16th Century Catholic Priest Superpowers

On January 30, 1540, an epic trial began in Mexico City involving an ordained Catholic priest, Pedro Ruiz Calderon, who was accused of practicing black magic.

Instead of denying the accusations like many people did then, the priest instead lauded them, reports Yahoo! News.

Among his abilities, Calderon claimed to be able to teleport between continents, make women fall in love with him, turn invisible, predict the future, turn any metal into gold, summon and exorcise demons, and discover buried treasure.

John Chuchiak IV, professor at Missouri State University who has been translating and publishing documents recording the trials start, stated that:

“He really typifies all of the major types of learned magic, from summoning and conjuring demons to the powers of cloaking himself, making himself invisible.”

Chuchiak IV has published the opening trial documents in his book The Inquisition in New Spain 1536-1820. There are more than 100 pages of trial documents including a speech by Miguel Lopez de Legazpi, the Secretary of the Holy Office who later became a conquistador in the Philippines. In his speech, Legazpi notes that several people told him about the priest’s abilities to use the Black Arts.

Among his many feats, the Catholic priest even claimed to have visited hell, according to LiveScience. Chuchiak stated:

“He and three men went to explore a cave. He said it was 3,000 leagues below the surface of the Earth.”

Calderon claimed that, while many of his companions perished, he was able to descend into the depths of hell, learning the secrets of the black arts and alchemy, returning with books from hell including one that the Priest said had the signature of the devil.

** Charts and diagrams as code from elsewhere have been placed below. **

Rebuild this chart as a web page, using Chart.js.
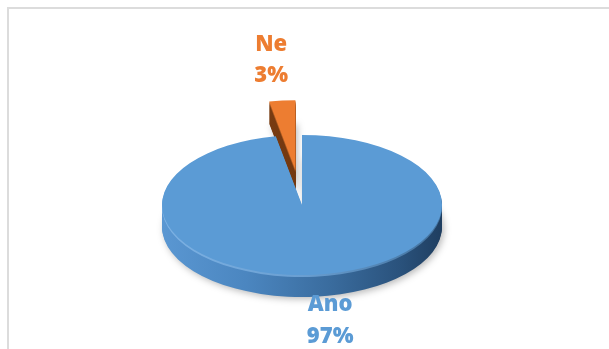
<!DOCTYPE html>
<html>
<head>
<meta charset="utf-8">
<script src="https://cdn.jsdelivr.net/npm/chart.js@4/dist/chart.umd.min.js"></script>
<style>
  html, body { margin: 0; padding: 0; background: #ffffff; }
  #wrap { position: relative; width: 609px; height: 349px; }
</style>
</head>
<body>
<div id="wrap"><canvas id="chart" width="609" height="349"></canvas></div>
<script>
// Answers and their counts (percent)
const categories = ['Ano', 'Ne'];
const values = [97, 3];
const topColors = ['#5B9BD5', '#ED7D31'];
const labelColors = ['#5B9BD5', '#ED7D31'];

// 3D look of the pie
const TILT = 0.5;          // vertical squash of the disc
const DEPTH = 22;          // thickness of the disc, px
const EXPLODE = [0, 70];   // how far each slice is pulled out
const SIDE_STOPS = [
  [[0, '#5a97d2'], [0.3, '#4b86c0'], [0.6, '#3a6c9e'], [0.85, '#2a527c'], [1, '#1f3e60']],
  [[0, '#8a4617'], [1, '#5c2b0a']]
];
const RIM_STOPS = [
  [[0, '#7db2e4'], [0.5, '#6a9fd2'], [1, '#41709c']],
  [[0, '#c06526'], [1, '#8a4617']]
];
const LABEL_NUDGE = [{ x: 15, y: 8.5 }, { x: -11, y: -24.5 }];
const LINE_H = 31.5;

function gradientX(ctx, cx, r, stops) {
  const g = ctx.createLinearGradient(cx - r, 0, cx + r, 0);
  stops.forEach(([p, c]) => g.addColorStop(p, c));
  return g;
}

// Let the arc element paint itself with another fill
function paintArc(ctx, arc, fill) {
  const ghost = Object.create(arc);
  ghost.options = Object.assign({}, arc.options, { backgroundColor: fill, borderWidth: 0 });
  arc.draw.call(ghost, ctx);
}

const pie3d = {
  id: 'pie3d',
  beforeDraw(chart) {
    const ctx = chart.ctx;
    ctx.save();
    ctx.fillStyle = '#dcdcdc';
    ctx.fillRect(7, 7, chart.width - 7, 2);
    ctx.fillRect(7, 7, 2, chart.height - 7);
    ctx.restore();
  },
  beforeDatasetDraw(chart, args) {
    const ctx = chart.ctx;
    const arcs = args.meta.data;
    const cx = arcs[0].x, cy = arcs[0].y;
    ctx.save();
    ctx.translate(cx, cy);
    ctx.scale(1, TILT);
    ctx.translate(-cx, -cy);
    // slices pulled further out sit at the back, paint them first
    const order = arcs.map((a, i) => i).sort((a, b) => EXPLODE[b] - EXPLODE[a]);
    order.forEach(i => {
      const arc = arcs[i];
      const mid = (arc.startAngle + arc.endAngle) / 2;
      ctx.save();
      ctx.translate(Math.cos(mid) * EXPLODE[i], Math.sin(mid) * EXPLODE[i]);
      const side = gradientX(ctx, cx, arc.outerRadius, SIDE_STOPS[i]);
      const rim = gradientX(ctx, cx, arc.outerRadius, RIM_STOPS[i]);
      for (let d = DEPTH; d >= 1; d--) {
        ctx.save();
        ctx.translate(0, d / TILT);
        if (d === DEPTH) {
          ctx.shadowColor = 'rgba(0,0,0,0.28)';
          ctx.shadowBlur = 7;
          ctx.shadowOffsetX = 2;
          ctx.shadowOffsetY = 2;
        }
        paintArc(ctx, arc, d <= 2 ? rim : side);
        ctx.restore();
      }
      arc.draw(ctx);
      ctx.restore();
    });
    ctx.restore();
    return false;
  },
  afterDatasetsDraw(chart) {
    const ctx = chart.ctx;
    const arcs = chart.getDatasetMeta(0).data;
    const total = values.reduce((s, v) => s + v, 0);
    ctx.save();
    ctx.font = '800 22px "Open Sans"';
    ctx.textAlign = 'center';
    ctx.textBaseline = 'middle';
    arcs.forEach((arc, i) => {
      const mid = (arc.startAngle + arc.endAngle) / 2;
      const r = arc.outerRadius + EXPLODE[i];
      const ax = arc.x + Math.cos(mid) * r;
      const ay = arc.y + Math.sin(mid) * r * TILT;
      const lines = [categories[i], Math.round(values[i] / total * 100) + '%'];
      const down = Math.sin(mid) > 0;
      ctx.fillStyle = labelColors[i];
      lines.forEach((t, k) => {
        const y = down
          ? ay + DEPTH + LABEL_NUDGE[i].y + k * LINE_H
          : ay + LABEL_NUDGE[i].y - (lines.length - 1 - k) * LINE_H;
        ctx.fillText(t, ax + LABEL_NUDGE[i].x, y);
      });
    });
    ctx.restore();
  }
};

new Chart(document.getElementById('chart'), {
  type: 'pie',
  data: {
    labels: categories,
    datasets: [{
      data: values,
      backgroundColor: topColors,
      borderWidth: 0,
      radius: 140,
      clip: false
    }]
  },
  options: {
    responsive: false,
    animation: false,
    devicePixelRatio: 1,
    layout: { padding: { left: 0, right: 5, top: 61, bottom: 0 } },
    plugins: {
      legend: { display: false },
      tooltip: { enabled: false }
    }
  },
  plugins: [pie3d]
});
</script>
</body>
</html>
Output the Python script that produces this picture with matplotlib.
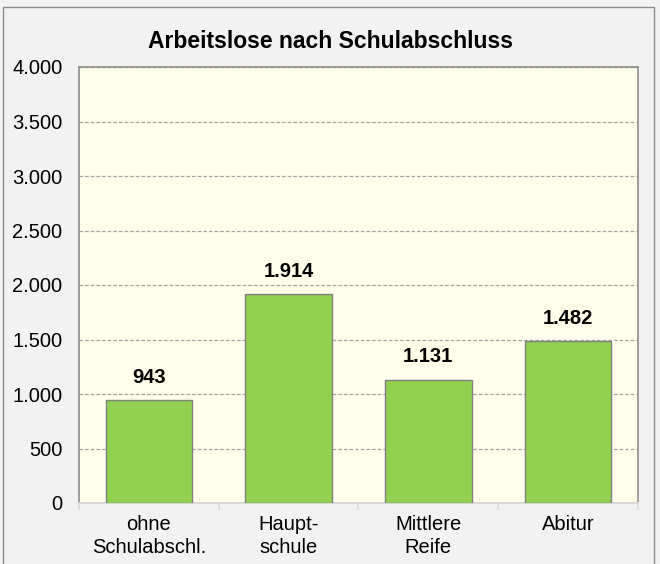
import matplotlib
matplotlib.use("Agg")
import matplotlib.pyplot as plt
from matplotlib.patches import Rectangle
from matplotlib.ticker import FuncFormatter, MultipleLocator
import numpy as np

plt.rcParams["font.family"] = ["Liberation Sans", "DejaVu Sans"]

categories = ["ohne\nSchulabschl.", "Haupt-\nschule", "Mittlere\nReife", "Abitur"]
values = [943, 1914, 1131, 1482]

W, H = 660, 564
fig = plt.figure(figsize=(W / 100, H / 100), dpi=100)
fig.patch.set_facecolor("#f2f2f2")

# outer chart frame
fig.patches.append(Rectangle((3 / W, -0.01), (654 - 3) / W, 1 - 7 / H + 0.01,
                             transform=fig.transFigure, fill=False,
                             edgecolor="#8c8c8c", linewidth=1.0))

left, right, top, bottom = 79, 638, 67, 503
ax = fig.add_axes([left / W, 1 - bottom / H, (right - left) / W, (bottom - top) / H])
ax.set_facecolor("#ffffeb")

x = np.arange(len(categories))
ax.bar(x, values, width=0.62, color="#92d050", edgecolor="#7f7f7f",
       linewidth=1.0, zorder=3)

for xi, v in zip(x, values):
    ax.text(xi, v + 210, f"{v:,}".replace(",", "."), ha="center", va="center",
            fontsize=14.5, fontweight="bold", color="black", zorder=4)

ax.set_xlim(-0.5, len(categories) - 0.5)
ax.set_ylim(0, 4000)
ax.yaxis.set_major_locator(MultipleLocator(500))
ax.yaxis.set_major_formatter(FuncFormatter(lambda v, p: f"{int(v):,}".replace(",", ".")))
ax.grid(axis="y", color="#a6a6a6", linestyle=(0, (3, 1.5)), linewidth=0.9, zorder=1)

ax.set_xticks(x)
ax.set_xticklabels(categories, fontsize=14.5, linespacing=1.25)
ax.set_xticks(np.arange(-0.5, len(categories), 1), minor=True)
ax.tick_params(axis="x", which="major", length=0, pad=9)
ax.tick_params(axis="x", which="minor", length=5, color="#d9d9d9", width=1.2)
ax.tick_params(axis="y", length=0, pad=12, labelsize=14.5)

for s in ["top", "right", "left"]:
    ax.spines[s].set_color("#8c8c8c")
    ax.spines[s].set_linewidth(1.2)
ax.spines["bottom"].set_color("#d9d9d9")
ax.spines["bottom"].set_linewidth(1.5)

fig.text(330 / W, 1 - 42 / H, "Arbeitslose nach Schulabschluss", ha="center",
         va="center", fontsize=16.5, fontweight="bold")

fig.savefig("out.png", dpi=100, facecolor=fig.get_facecolor())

The book with the devil’s signature was never discovered, but several strange books were discovered after the priest’s arrest. A manual on how to do exorcisms as well as an instruction book on finding treasure were found along with “archival letters written in some mysterious writing, a certain cipher that he claimed that he could read. No one else could read it,” noted Chuchiak.

While none of the Spanish priest’s abilities were ever documented, Calderon did have an uncanny knack for discovering treasure and also bragged frequently about all of the women he had slept with. People would come to the priest to ask for help finding lost things, lost people, and lost treasures because he could usually help them find it.

The judge at the priest’s trial exiled him back to Spain, forbidding him from giving Catholic services for two years. It is not known what happened to Pedro Ruiz Calderon after he was exiled.